Lo bello es lo viejo
Un paseo por ciertas zonas de Madrid suscita una pregunta: ¿por qué cuanto más nuevo más feo?


Llevas años transitando por ese lugar anodino, gris, sin alma, y de repente descubres con asombro que no hace tanto tiempo hubo allí cosas mucho más interesantes. Pasaron algunos lustros de mi vida en Santiago de Compostela antes de que un libro de fotografías antiguas me revelase que en el sitio de aquel hotel con pretensiones de anacrónico castillo medieval, plantado en el corazón de la ciudad, hubo una hermosa casa señorial del siglo XVIII. La estulticia disfrazada de progreso demolió en 1913 lo que había sido el Pazo da Inquisición. Su memoria se reduce hoy a una fotografía amarillenta.
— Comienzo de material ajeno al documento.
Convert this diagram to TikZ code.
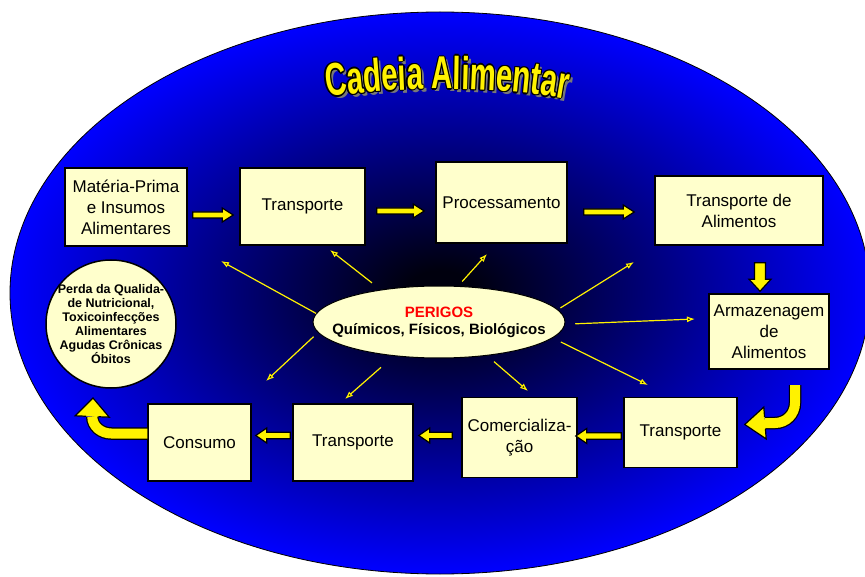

Que la entrada a la estación del metro de Gran Vía tuvo un templete de Antonio Palacios lo supe por el Madrid de Andrés Trapiello. Esas fotos de construcciones perdidas, como viejos fantasmas ocupando un espacio que nos resulta familiar y extraño a la vez, siempre me han fascinado. Poco después de verlo en el libro de Trapiello me enteré de que Metro Madrid iba a reconstruir el templete, derribado por otra estulticia más reciente, en 1970. Me pareció una idea estupenda.
Ahora tengo que pasar por allí muy a menudo y, aunque lo aprecio, no deja de transmitirme ese aire melancólico de las viejas estrellas de cine obsesionadas por camuflar los surcos de la edad. La reconstrucción es fiel, no puedo decir que no me guste. Solo que me resulta postizo, de cartón piedra, como si fuera una de esas imitaciones de grandes monumentos que siluetean los hoteles de Las Vegas. Las copias siempre desprenden tristeza, y el pasado, por mucho empeño que pongamos, nunca se puede recuperar.
En varias zonas de Madrid donde se mezclan lo viejo y lo nuevo me suele asaltar una pregunta: ¿por qué cuanto más nuevo más feo? En Chamberí, por ejemplo, me encantan el hierro de sus galerías y de sus balcones en los edificios burgueses o el ladrillo rojo en los que un día fueron más populares. Hasta encuentro elegantes los añosos depósitos del Canal, sobre todo desde que le han puesto al lado ese engendro de campo de golf con el que algunos se llenaron los bolsillos. Cada vez que la arquitectura del barrio avanza de época es como si perdiese brillo, hasta acabar en los horrores de aluminio y cristal de los edificios de oficinas de las últimas décadas.
Puede que todo sea algo subjetivo, un prejuicio, el producto de esa arraigada noción que prestigia ciertas cosas solo por el hecho de ser viejas. Al fin y al cabo a muchos parisienses les horrorizaba la torre Eiffel cuando se levantó. Tal vez dentro de mucho tiempo a la gente le cautiven los edificios de los años setenta tan insípidos para mí y los turistas se arremolinen para hacerse fotos ante el reconstruido templete de Gran Vía. Entretanto yo no puedo evitar contemplarlo como un vano intento de encerrar el tiempo en una botella.